The UK’s Manufacturing Purchasing Managers’ Index (PMI) has jumped to 55.4 in September as the sector grew at its fastest rate since mid-2014. The Markit/CIPS index has risen from 53.4 in August due to strong growth in output, new orders and employment.
According to research company Markit, the domestic market has been a prime driver of new business wins, while the weaker pound has helped to increase new orders from overseas, which include higher demand from Asia, Europe and the US.
The strong rebound in the manufacturing sector since the Brexit vote has resulted in the best quarter average in the year to date.

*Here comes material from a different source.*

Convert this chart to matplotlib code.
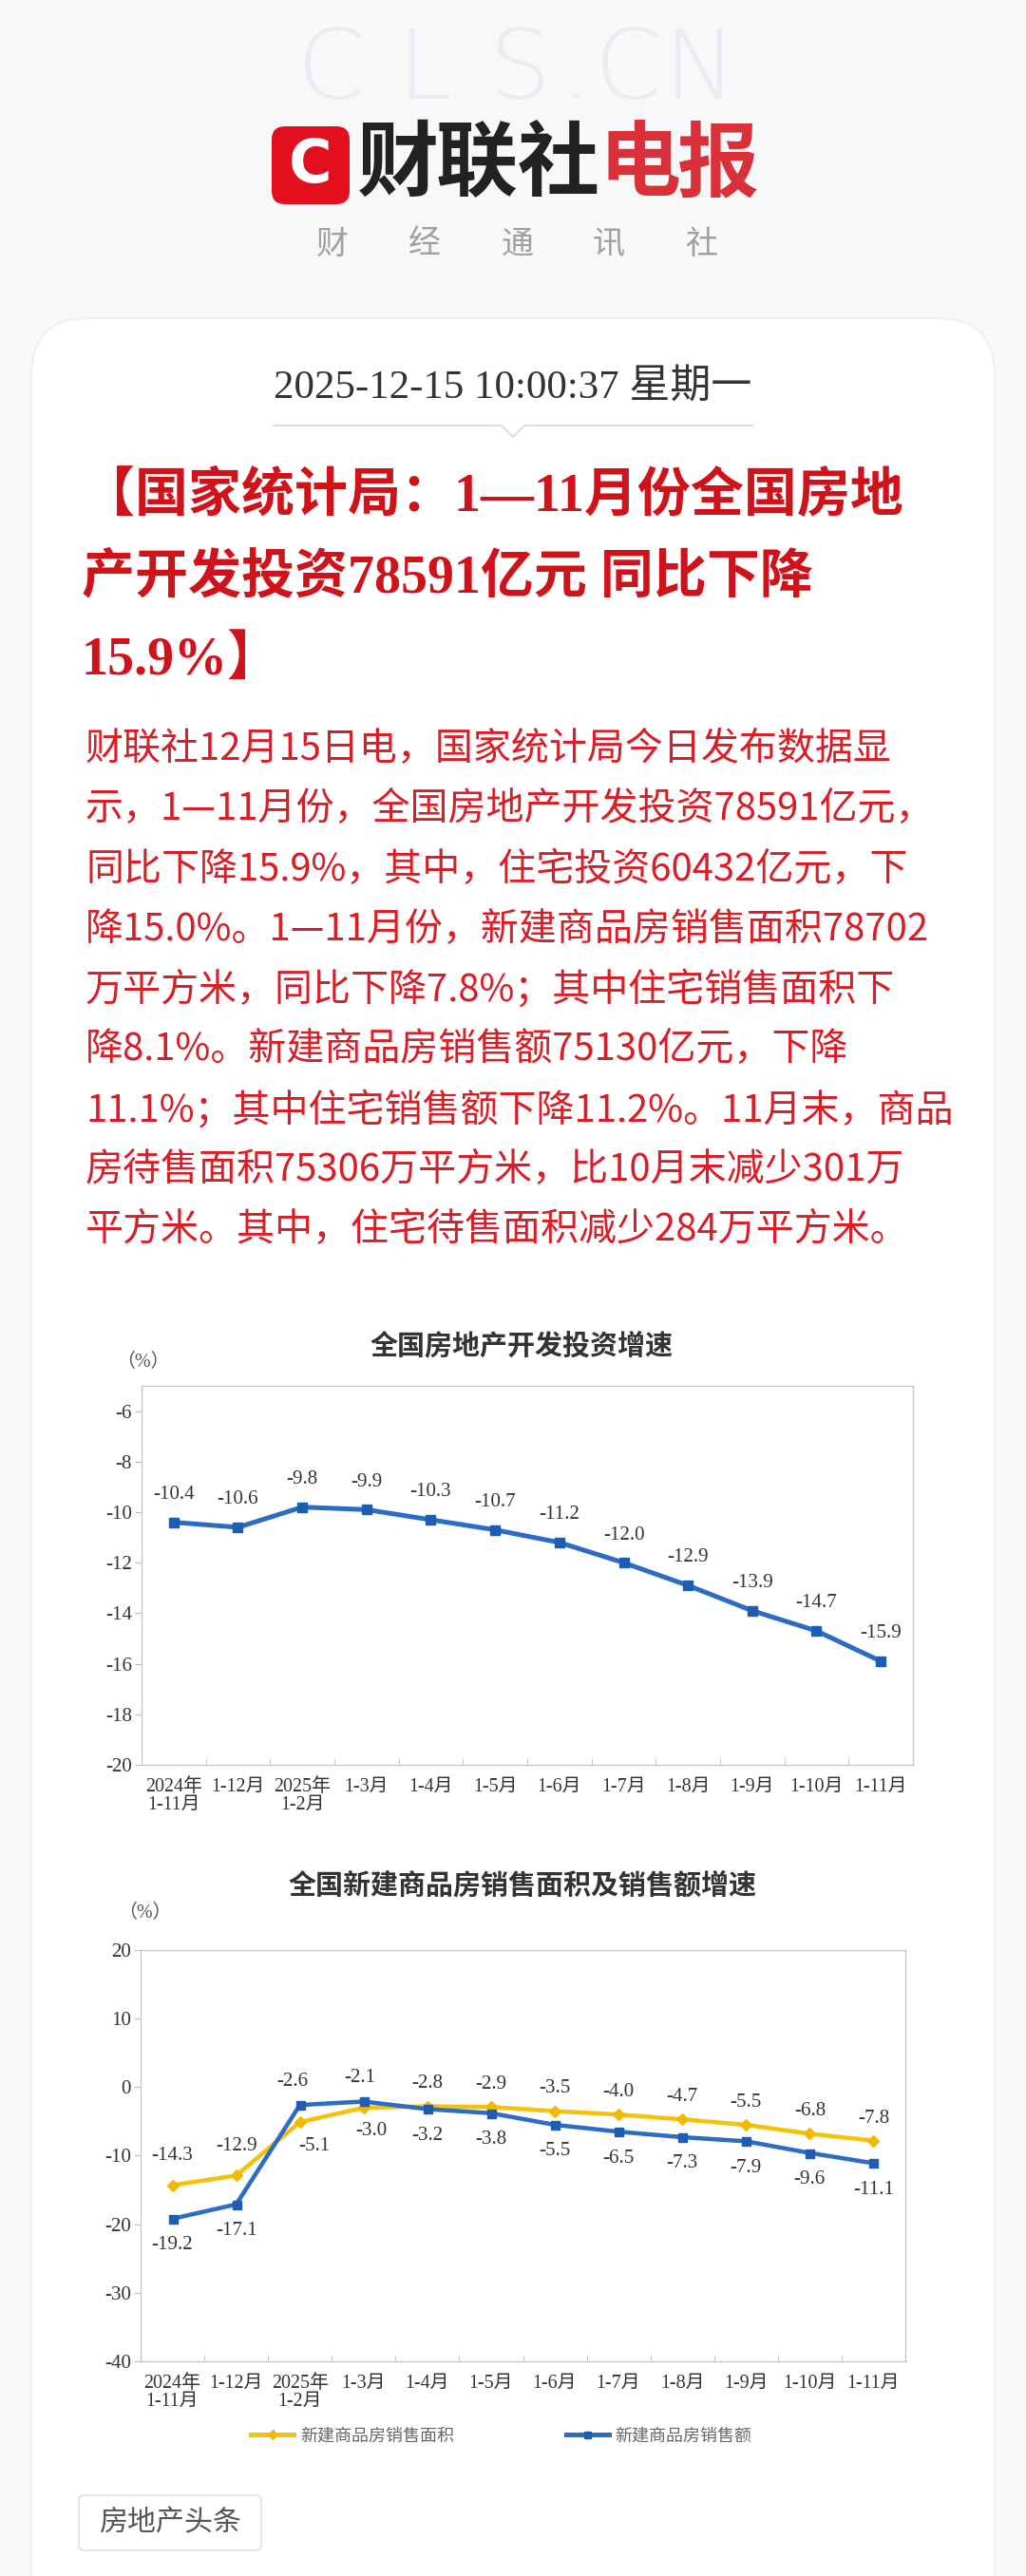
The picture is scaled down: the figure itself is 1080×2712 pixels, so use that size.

IHS Markit senior economist Rob Dobson says: ‘The rebound over the past two months has been encouragingly strong, and puts the sector on course to provide a further positive contribution to GDP in the third quarter.’
Growth in the consumer goods sector has increased at its quickest pace in a year and a half, helping manufacturing production to expand at the quickest pace in two years.
Chartered Institute of Procurement & Supply CEO David Noble says: ‘Purchasing activity also increased at one of the quickest rates for over two years, impacting on suppliers’ delivery capabilities.'
‘This led to the sharpest lengthening in delivery times since May 2011, as higher demand for inputs reduced stock levels at vendors.’
The impressive rebound in the manufacturing industry has boosted employment as job creation has been linked to increased capacity requirement and the launch of new product lines.
However, the weaker pound has led to higher import costs, which led to higher average purchase prices last month and was partially passed onto clients through increased charges.